Natürlich ist das allgemeine Niveau bei Deutschlands Amateurboxern niedriger als beispielsweise in Kuba, Russland etc. Dennoch gibt es selbst in Deutschland genug Amateurboxer, die fintieren und taktieren. Das Amateurboxen pauschal zu wilden Schlagwechseln zu degradieren ist oberflächlich und wird der Schwere dieses Sports nicht gerecht.
Viele Aktionen laufen ineinander über, erscheinen hektisch oder wild. Dennoch basiert die Mehrheit auf Finten und vorbereitenden Handlungen. Es gibt sogar sportwissenschaftliche Untersuchungen, die sich intensiv mit Finten im Amateurboxsport beschäftigt haben und selbst ein „durchschnittlicher“ Kampf bei der Olympiade kam auf ca. 100 und mehr Finten pro Runde. Was also oft wie ein wilder Schlagwechsel scheinen mag, ist das Ergebnis unzählig einstudierter Bewegungsabläufe, Aktionen, Boxschulübungen u.s.w.
Eine „gewöhnliche“ Führhand beispielsweise wird ja nicht „solo“ geschlagen, sondern sie sollte immer auch aus Beinarbeit, Schulterbewegung, Gewichtsverlagerung u.s.w. bestehen, um es kurz auszudrücken. Spitzenboxer arbeiten dabei sogar noch mit kombinierten Finten, indem sie mit den Augen, den Handschuhen etc. versuchen zu täuschen. Ergo fintiert man bereits, wen man einen Schlag bringt.

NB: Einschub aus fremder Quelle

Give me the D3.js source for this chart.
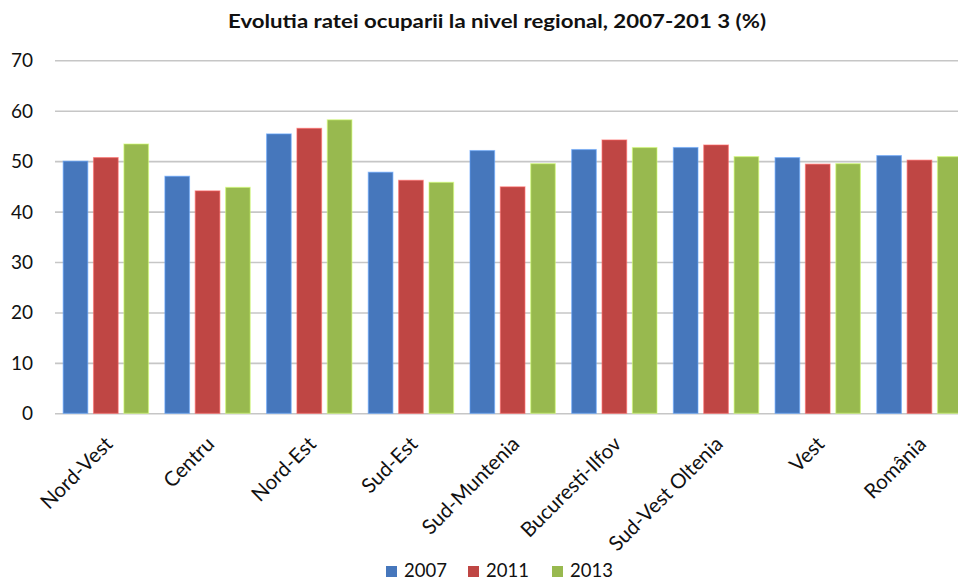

Klar, bei der 4x2 Rundendistanz wird ein Kampf anders aufgebaut als bei der 3x3 Rundendistanz, was Taktik und Finten angeht. Die Aktionen scheinen planloser, schneller, dichter, dennoch sind Taktik und Finten deshalb nicht aus dem Fight genommen. Wen dem so wäre, dann hatte das Amateurboxen das Niveau einer gewöhnlichen Schulhofrauferei, was definitiv nicht stimmt.